Thursday, January 9, 2014

'Elysium' -- Elegantly Done Class Warfare, but Not Enough Risks Taken

(This was also written in September, and also was never published.  I'm not sure why, so here it is now)

Spoilers Ahead!
Warnings also for: discussion of sexual harassment, gendered violence, the intersection between race and class

Last weekend I went to see Elysium, starring Matt Damon.  I was hooked on the trailer when I went to see Pacific Rim earlier this summer, and had been pretty excited -- a movie explicitly about class warfare and the proverbial 99% versus the 1%?  I was totally there for that.

And it does deliver -- I won't say that it doesn't; Elysium focuses on the differences between those who live on Earth and those who live on Elysium, specifically with regards to access to health care, with a nod also to the justice system.  It makes itself very clear on where it stands -- preventing the people from accessing basic care because of their poverty is wrong and shouldn't be tolerated.


However, it does some disappointing things with gender and race that I really think should be taken into consideration.  There are three named female characters -- a Latina mother and daughter (played by, respectively, Alice Braga and Emma Tremblay), and an older white woman (played by Jody Foster) who also identifies herself as a mother but mainly acts in the capacity of a villain.  The Latina women spend most of the movie getting victimized or rescued by white men, and the villainous white woman is brutally slaughtered by the most evil white guy in the movie.  To be more general about race, every single white person with a speaking role and a place in the plot does die, and there's only four of them, but I'm a little bit bothered by Matt Damon's role as hero.

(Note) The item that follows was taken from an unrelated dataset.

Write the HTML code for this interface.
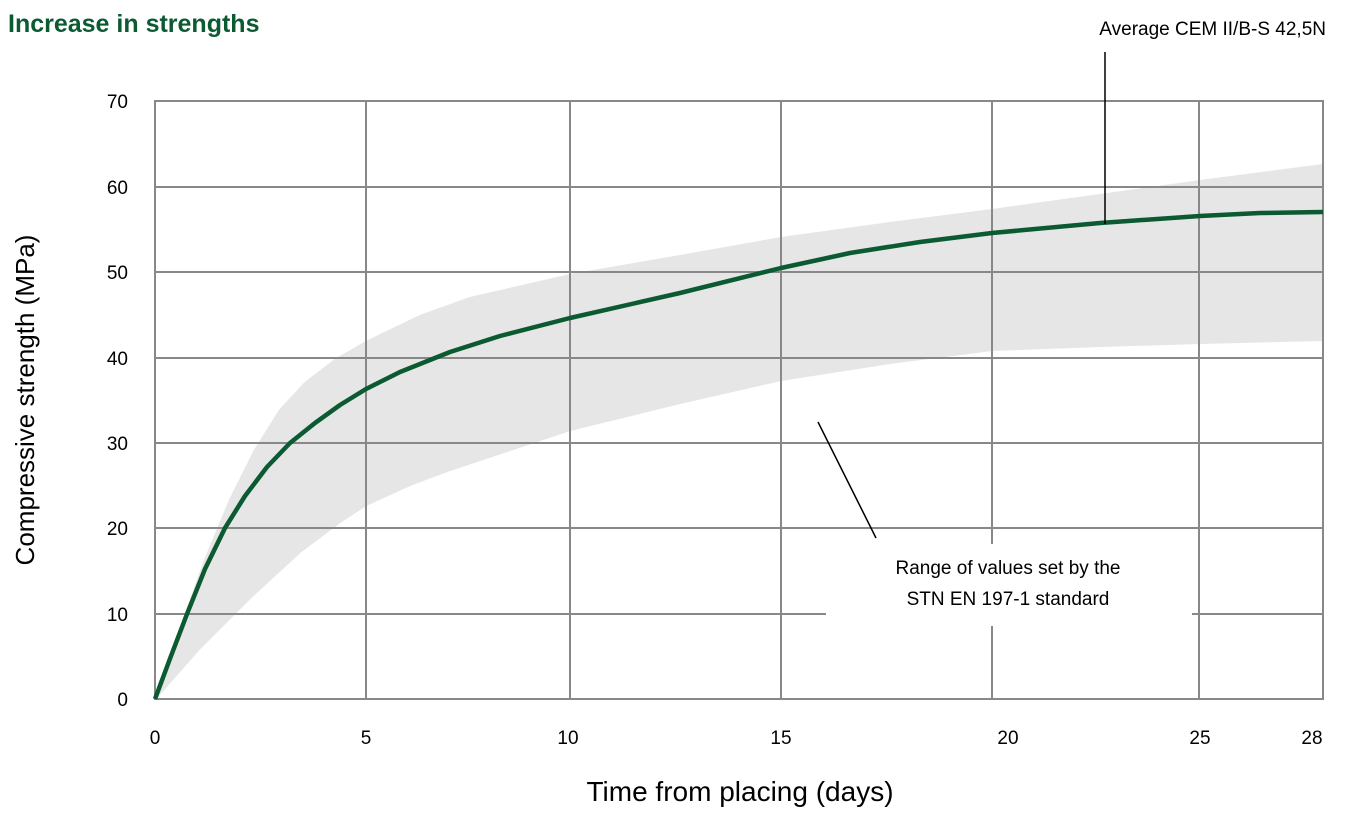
<!DOCTYPE html>
<html><head><meta charset="utf-8"><style>
body{margin:0;background:#fff;}
svg{display:block;font-family:"Liberation Sans",sans-serif;}
</style></head><body>
<svg width="1353" height="819" viewBox="0 0 1353 819">
<text x="8" y="32" font-size="25" font-weight="bold" fill="#0b5a32">Increase in strengths</text>
<polygon points="155,699 180,630 205,560 230,500 255,450 280,410 305,383 335,360 366,342 420,316 470,298 570,275 680,256 781,238 890,223 992,210 1100,195 1200,181 1323,165 1323,340 1200,343 1100,346 992,350 890,363 781,380 680,403 570,430 510,450 450,470 410,485 366,505 340,522 300,552 250,598 200,648" fill="#e6e6e6" stroke="#e6e6e6" stroke-linejoin="round" stroke-width="2"/>
<g stroke="#888" stroke-width="2" fill="none">
<rect x="155" y="101" width="1168" height="598"/>
<line x1="155" y1="187" x2="1323" y2="187"/>
<line x1="155" y1="272" x2="1323" y2="272"/>
<line x1="155" y1="358" x2="1323" y2="358"/>
<line x1="155" y1="443" x2="1323" y2="443"/>
<line x1="155" y1="528" x2="1323" y2="528"/>
<line x1="155" y1="614" x2="1323" y2="614"/>
<line x1="366" y1="101" x2="366" y2="699"/>
<line x1="570" y1="101" x2="570" y2="699"/>
<line x1="781" y1="101" x2="781" y2="699"/>
<line x1="992" y1="101" x2="992" y2="699"/>
<line x1="1199" y1="101" x2="1199" y2="699"/>
</g>
<rect x="826" y="544" width="366" height="82" fill="#fff"/>
<polyline points="155,699 171,656 187,614 205,569 225,528 245,496 267,467 290,443 315,423 340,405 366,389 400,372 450,352 500,336 570,318 680,293 781,268 850,253 920,242 992,233 1100,223 1200,216 1260,213 1323,212" fill="none" stroke="#0b5a32" stroke-width="4.5" stroke-linejoin="round"/>
<line x1="1105" y1="52" x2="1105" y2="224" stroke="#000" stroke-width="1.5"/>
<line x1="818" y1="422" x2="876" y2="538" stroke="#000" stroke-width="1.5"/>
<text x="1326" y="35" font-size="19" text-anchor="end">Average CEM II/B-S 42,5N</text>
<text x="1008" y="574" font-size="19" text-anchor="middle">Range of values set by the</text>
<text x="1008" y="605" font-size="19" text-anchor="middle">STN EN 197-1 standard</text>
<g font-size="19" text-anchor="end">
<text x="128" y="108">70</text><text x="128" y="194">60</text><text x="128" y="279">50</text>
<text x="128" y="365">40</text><text x="128" y="450">30</text><text x="128" y="535">20</text>
<text x="128" y="621">10</text><text x="128" y="706">0</text>
</g>
<g font-size="19" text-anchor="middle">
<text x="155" y="744">0</text><text x="366" y="744">5</text><text x="568" y="744">10</text>
<text x="781" y="744">15</text><text x="1008" y="744">20</text><text x="1200" y="744">25</text><text x="1312" y="744">28</text>
</g>
<text x="740" y="801" font-size="28" text-anchor="middle">Time from placing (days)</text>
<text transform="translate(34,400) rotate(-90)" font-size="26" text-anchor="middle">Compressive strength (MPa)</text>
</svg>
</body></html>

He's one of maybe three white people we see, including extras, who originate from poverty-stricken and destroyed Earth, but he is from the very beginning heralded as Hey, You're Gonna Be Important.  And after he winds up with the information that could save everyone on the planet and destabilize the whole power base of Elysium, everyone is after him, either to kill him or convince him to save the Earth.  POC are either practically cameos (in the case of the probably-Indian President Patel) or supporting characters who either die for Matt Damon's character or are saved by his ultimate sacrifice.

I don't know how I feel about that, but I'm pretty sure it's not the best of things that could be had, and I remember spending about half the movie going, 'but why is he white?  there are like no white people here, statistically speaking regarding the visible demographic of this area he should be Latin@.'  

My favorite part of the movie, however, was the end, after Matt Damon Dies To Save Two POC Because He's in Love With One of Them, No Seriously He Can't Give a Fuck About Earth At Large, when Spider -- probably the most important character after Matt Damon's and the mother and daughter I mentioned before, and my favorite in the film -- says to some Elysian officials, after a police drone refuses to arrest him (since it can't arrest Elysian citizens and Damon's sacrifice has rendered everyone on Earth an Elysian citizen), something to the effect of "Guess who owns Elysium now?"  The implicit answer, of course, being the people.

Another good thing about the movie is that Spider uses a cane -- this brings the count of summer blockbusters with mobility-impaired major characters up to two, and puts him in the company of Pacific Rim's Dr. Hermann Gottlieb.  Like in Pacific Rim, the cane is also incidental to his character, providing a reason he would fight so hard to end Elysium's monopoly on high-tech scifi healing devices but never becoming the focus of any part of the film.  It's obviously there, but it never gets a mention in dialogue and his need for it never inhibits him in some cliché, 'oh no, he can't walk without his cane and the villain just snapped it' kind of focus gimmick.

Also, I would have preferred that in writing the movie's ultimate villain, they hadn't gone the cliché and unnecessarily violating route of establishing his eeeeeeevilness by (a) stating he has committed rape in the past, and (b) sexually harassing a woman while he has her held captive and in the presence of her daughter.  There are other ways to code someone as evil without victimizing fictional women yet again, you know?

But overall, I'd give Elysium a 3 out of 4.  It made its points effectively, was well-shot and well-paced with great special effects, but it didn't take quite as many risks as I would have wanted it to, had I been involved in creating it.  Definitely worth the ticket price, though!